> **Source records**:
^^^^^^^^

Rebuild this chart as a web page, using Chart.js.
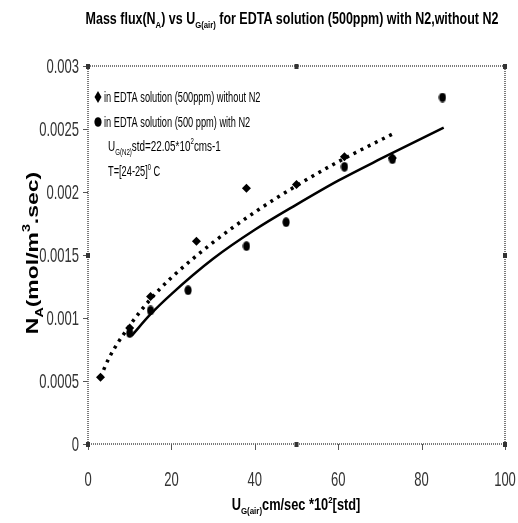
<!DOCTYPE html>
<html>
<head>
<meta charset="utf-8">
<script src="https://cdn.jsdelivr.net/npm/chart.js@4"></script>
<style>
  html, body { margin: 0; padding: 0; background: #fff; }
  #wrap { width: 518px; height: 523px; }
</style>
</head>
<body>
<div id="wrap"><canvas id="grafico" width="518" height="523"></canvas></div>
<script>
// valores
var xSinN2 = [3, 10, 15, 26, 38, 50, 61.5, 73];
var ySinN2 = [0.00053, 0.00092, 0.00117, 0.00161, 0.00203, 0.00206, 0.00228, 0.00227];
var xConN2 = [10, 15, 24, 38, 47.5, 61.5, 73, 85];
var yConN2 = [0.00088, 0.00106, 0.00122, 0.00157, 0.00176, 0.0022, 0.00226, 0.00275];

var xTendSin = [3, 5, 10, 15, 20, 30, 40, 50, 60, 73];
var yTendSin = [0.00053, 0.00068, 0.00094, 0.00115, 0.00132, 0.0016, 0.00184, 0.00205, 0.00224, 0.00246];
var xTendCon = [10.5, 15, 20, 30, 40, 50, 60, 70, 85.3];
var yTendCon = [0.00086, 0.00103, 0.00119, 0.00147, 0.0017, 0.0019, 0.00209, 0.00226, 0.00251];

var xTicks = [0, 20, 40, 60, 80, 100];
var yTicks = [0, 0.0005, 0.001, 0.0015, 0.002, 0.0025, 0.003];
var yTickLabels = ['0', '0.0005', '0.001', '0.0015', '0.002', '0.0025', '0.003'];

function pares(xs, ys) {
    return xs.map(function (x, i) { return { x: x, y: ys[i] }; });
}

var FUENTE = '"Liberation Sans", Arial, sans-serif';

// punto ovalado (los circulos del original estan algo estirados)
var ovalo = document.createElement('canvas');
ovalo.width = 8; ovalo.height = 10;
(function () {
    var c = ovalo.getContext('2d');
    c.fillStyle = '#000';
    c.beginPath();
    c.ellipse(4, 5, 3.6, 4.8, 0, 0, Math.PI * 2);
    c.fill();
})();

// dibuja texto con subindices / superindices, estrechado horizontalmente
function textoRico(ctx, partes, x, y, size, bold, sx, align, color) {
    ctx.save();
    ctx.fillStyle = color || '#000';
    ctx.textBaseline = 'alphabetic';
    ctx.textAlign = 'left';
    var ancho = 0;
    partes.forEach(function (p) {
        var s = p.s ? size * 0.62 : size;
        ctx.font = (bold ? 'bold ' : '') + s + 'px ' + FUENTE;
        p.w = ctx.measureText(p.t).width;
        ancho += p.w;
    });
    var x0 = 0;
    if (align === 'center') x0 = -ancho / 2;
    if (align === 'right') x0 = -ancho;
    ctx.translate(x, y);
    ctx.scale(sx, 1);
    partes.forEach(function (p) {
        var s = p.s ? size * 0.62 : size;
        ctx.font = (bold ? 'bold ' : '') + s + 'px ' + FUENTE;
        var dy = 0;
        if (p.s === 'sub') dy = size * 0.28;
        if (p.s === 'sup') dy = -size * 0.45;
        ctx.fillText(p.t, x0, dy);
        x0 += p.w;
    });
    ctx.restore();
}

var decoracion = {
    id: 'decoracion',
    afterDraw: function (chart) {
        var ctx = chart.ctx;
        var a = chart.chartArea;
        var xs = chart.scales.x, ys = chart.scales.y;

        // marco punteado
        ctx.save();
        ctx.strokeStyle = '#7a7a7a';
        ctx.lineWidth = 2;
        ctx.setLineDash([1, 1]);
        ctx.strokeRect(a.left, a.top, a.right - a.left, a.bottom - a.top);
        ctx.setLineDash([]);

        // marcas de los ejes
        ctx.strokeStyle = '#555';
        ctx.lineWidth = 1;
        xTicks.forEach(function (v) {
            var px = Math.round(xs.getPixelForValue(v)) + 0.5;
            ctx.beginPath();
            ctx.moveTo(px, a.bottom);
            ctx.lineTo(px, a.bottom + 6);
            ctx.stroke();
        });
        yTicks.forEach(function (v) {
            var py = Math.round(ys.getPixelForValue(v)) + 0.5;
            ctx.beginPath();
            ctx.moveTo(a.left - 5, py);
            ctx.lineTo(a.left, py);
            ctx.stroke();
        });

        // pequeños cuadros de seleccion
        ctx.fillStyle = '#333';
        var midY = ys.getPixelForValue(0.0015), midX = xs.getPixelForValue(50);
        [[a.left, a.top], [a.right, a.top], [a.left, a.bottom], [a.right, a.bottom],
         [a.left, midY], [a.right, midY], [midX, a.top], [midX, a.bottom]].forEach(function (p) {
            ctx.fillRect(p[0] - 2, p[1] - 2, 4, 5);
        });
        ctx.restore();

        // etiquetas de los ejes
        xTicks.forEach(function (v) {
            textoRico(ctx, [{ t: String(v) }], xs.getPixelForValue(v), 486, 21, false, 0.62, 'center', '#333');
        });
        yTicks.forEach(function (v, i) {
            textoRico(ctx, [{ t: yTickLabels[i] }], a.left - 9, ys.getPixelForValue(v) + 7, 21, false, 0.62, 'right', '#333');
        });

        // titulo
        textoRico(ctx, [
            { t: 'Mass flux(N' }, { t: 'A', s: 'sub' }, { t: ') vs U' }, { t: 'G(air)', s: 'sub' },
            { t: ' for EDTA solution (500ppm) with N2,without N2' }
        ], 292, 24, 16, true, 0.78, 'center');

        // titulo eje x
        textoRico(ctx, [
            { t: 'U' }, { t: 'G(air)', s: 'sub' }, { t: 'cm/sec *10' }, { t: '2', s: 'sup' }, { t: '[std]' }
        ], 296, 510, 16, true, 0.8, 'center');

        // titulo eje y
        ctx.save();
        ctx.translate(38, 253);
        ctx.rotate(-Math.PI / 2);
        textoRico(ctx, [
            { t: 'N' }, { t: 'A', s: 'sub' }, { t: '(mol/m' }, { t: '3', s: 'sup' }, { t: '.sec)' }
        ], 0, 0, 17, true, 1.35, 'center');
        ctx.restore();

        // leyenda dentro del grafico
        textoRico(ctx, [{ t: 'in EDTA solution (500ppm) without N2' }], 104, 102, 14, false, 0.66, 'left');
        textoRico(ctx, [{ t: 'in EDTA solution (500 ppm) with N2' }], 104, 127, 14, false, 0.66, 'left');
        textoRico(ctx, [{ t: 'U' }, { t: 'G(N2)', s: 'sub' }, { t: 'std=22.05*10' }, { t: '2', s: 'sup' }, { t: 'cms-1' }],
            108, 151, 15, false, 0.66, 'left');
        textoRico(ctx, [{ t: 'T=[24-25]' }, { t: '0', s: 'sup' }, { t: ' C' }], 108, 176, 14, false, 0.66, 'left');

        ctx.save();
        ctx.fillStyle = '#000';
        ctx.beginPath();
        ctx.moveTo(98, 91); ctx.lineTo(101.5, 97); ctx.lineTo(98, 103); ctx.lineTo(94.5, 97);
        ctx.closePath(); ctx.fill();
        ctx.drawImage(ovalo, 94, 117);
        ctx.restore();
    }
};

new Chart(document.getElementById('grafico'), {
    type: 'scatter',
    data: {
        datasets: [
            {
                label: 'tendencia sin N2',
                data: pares(xTendSin, yTendSin),
                showLine: true,
                borderColor: '#000',
                borderWidth: 3.5,
                borderDash: [3, 5],
                pointRadius: 0,
                cubicInterpolationMode: 'monotone'
            },
            {
                label: 'tendencia con N2',
                data: pares(xTendCon, yTendCon),
                showLine: true,
                borderColor: '#000',
                borderWidth: 2.5,
                pointRadius: 0,
                cubicInterpolationMode: 'monotone'
            },
            {
                label: 'in EDTA solution (500ppm) without N2',
                data: pares(xSinN2, ySinN2),
                pointStyle: 'rectRot',
                pointRadius: 4.5,
                backgroundColor: '#000',
                borderColor: '#000',
                borderWidth: 0
            },
            {
                label: 'in EDTA solution (500 ppm) with N2',
                data: pares(xConN2, yConN2),
                pointStyle: ovalo,
                pointRadius: 4,
                backgroundColor: '#000',
                borderColor: '#000',
                borderWidth: 0
            }
        ]
    },
    options: {
        responsive: false,
        animation: false,
        events: [],
        layout: { padding: { top: 66, right: 13, left: 0, bottom: 0 } },
        plugins: {
            legend: { display: false },
            tooltip: { enabled: false },
            title: { display: false }
        },
        scales: {
            x: {
                type: 'linear',
                min: 0,
                max: 100,
                ticks: { display: false, stepSize: 20 },
                grid: { display: false },
                border: { display: false },
                afterFit: function (s) { s.height = 79; }
            },
            y: {
                type: 'linear',
                min: 0,
                max: 0.003,
                ticks: { display: false, stepSize: 0.0005 },
                grid: { display: false },
                border: { display: false },
                afterFit: function (s) { s.width = 88; }
            }
        }
    },
    plugins: [decoracion]
});
</script>
</body>
</html>
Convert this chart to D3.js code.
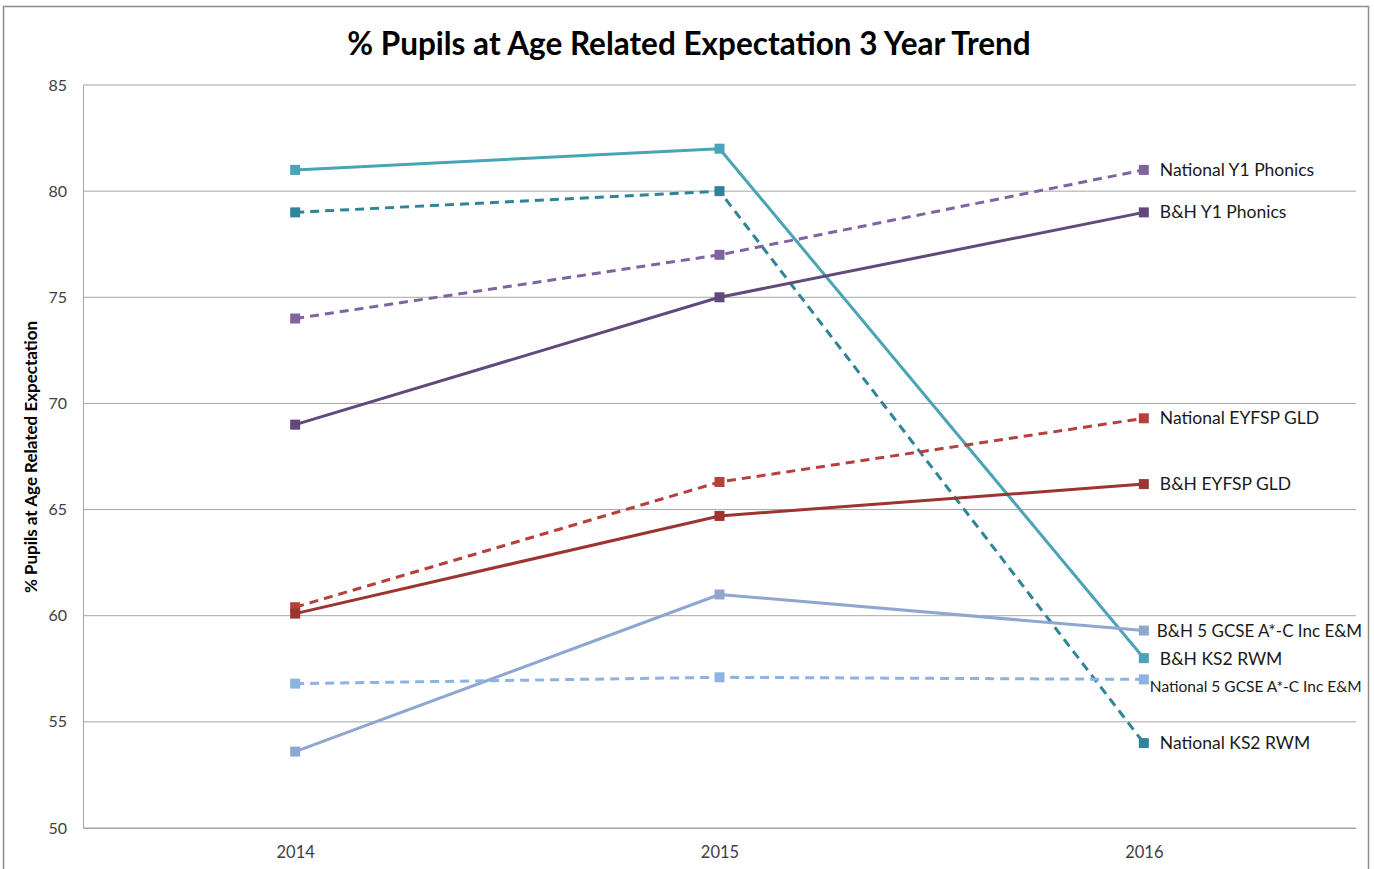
<!DOCTYPE html>
<html><head><meta charset="utf-8">
<script src="https://cdn.jsdelivr.net/npm/d3@7"></script>
<style>body{margin:0;background:#fff;}svg{display:block;font-family:Lato,"Open Sans",sans-serif;}</style>
</head><body><svg id="c" width="1374" height="869"></svg>
<script>
const years = ["2014","2015","2016"];
const yTicks = [50,55,60,65,70,75,80,85];
const seriesNames = ["B&H KS2 RWM","National KS2 RWM","National Y1 Phonics","B&H Y1 Phonics","National EYFSP GLD","B&H EYFSP GLD","B&H 5 GCSE A*-C Inc E&M","National 5 GCSE A*-C Inc E&M"];
const bhKS2 = [81,82,58];
const natKS2 = [79,80,54];
const natY1 = [74,77,81];
const bhY1 = [69,75,79];
const natEYFSP = [60.4,66.3,69.3];
const bhEYFSP = [60.1,64.7,66.2];
const bhGCSE = [53.6,61.0,59.3];
const natGCSE = [56.8,57.1,57.0];

const seriesValues = [bhKS2,natKS2,natY1,bhY1,natEYFSP,bhEYFSP,bhGCSE,natGCSE];
const colors = ["#4aa3b7","#2f8597","#8064a2","#604a7b","#b5403c","#9c3430","#8fa6d0","#8db3e2"];
const dashed = [false,true,true,false,true,false,false,true];
const labelDx = [16,16,16,16,16,16,13,6];
const labelDy = [7,6,6,6,6,6,6,13];
const labelSize = [17.5,17.5,17.5,17.5,17.5,17.5,17,15.5];

const svg = d3.select("#c");
svg.append("rect").attr("x",3.5).attr("y",6.5).attr("width",1365).attr("height",880)
  .attr("fill","none").attr("stroke","#8c8c8c").attr("stroke-width",1.5);

const L=83,R=1356,T=85,B=828;
const x = d3.scalePoint().domain(years).range([L,R]).padding(0.5);
const y = d3.scaleLinear().domain([50,85]).range([B,T]);

svg.append("g").selectAll("line").data(yTicks).join("line")
  .attr("x1",L).attr("x2",R).attr("y1",d=>y(d)).attr("y2",d=>y(d))
  .attr("stroke","#a6a6a6").attr("stroke-width",1);

const ya = svg.append("g").attr("transform",`translate(${L},0)`)
  .call(d3.axisLeft(y).tickValues(yTicks).tickSize(0).tickPadding(16));
ya.select(".domain").attr("stroke","#a6a6a6");
ya.selectAll("text").attr("font-size",16).attr("fill","#404040").attr("font-family","Lato,sans-serif");

const xa = svg.append("g").attr("transform",`translate(0,${B})`)
  .call(d3.axisBottom(x).tickSize(0).tickPadding(18));
xa.select(".domain").attr("stroke","#a6a6a6");
xa.selectAll("text").attr("font-size",16.5).attr("fill","#404040").attr("font-family","Lato,sans-serif");

svg.append("text").attr("x",689).attr("y",55).attr("text-anchor","middle")
  .attr("font-size",31.5).attr("font-weight","bold").attr("fill","#000")
  .text("% Pupils at Age Related Expectation 3 Year Trend");

svg.append("text").attr("transform","translate(37,457) rotate(-90)").attr("text-anchor","middle")
  .attr("font-size",17).attr("font-weight","bold").attr("fill","#000")
  .text("% Pupils at Age Related Expectation");

const line = d3.line().x((d,i)=>x(years[i])).y(d=>y(d));
seriesValues.forEach((vals,k)=>{
  const g = svg.append("g");
  g.append("path").attr("d",line(vals)).attr("fill","none").attr("stroke",colors[k])
    .attr("stroke-width",3).attr("stroke-dasharray",dashed[k]?"9,6":null).attr("stroke-linejoin","round");
  g.selectAll("rect").data(vals).join("rect")
    .attr("x",(d,i)=>x(years[i])-5).attr("y",d=>y(d)-5).attr("width",10).attr("height",10)
    .attr("fill",colors[k]);
  g.append("text").attr("x",x(years[2])+labelDx[k]).attr("y",y(vals[2])+labelDy[k])
    .attr("font-size",labelSize[k]).attr("fill","#1a1a1a").text(seriesNames[k]);
});
</script></body></html>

^^^^^^^^

> **Instructions for the task**:
Copy out all lines that carry the word "this".

> **Written answer**:
Rebuild this chart as a web page, using Chart.js.
Convert this chart to D3.js code.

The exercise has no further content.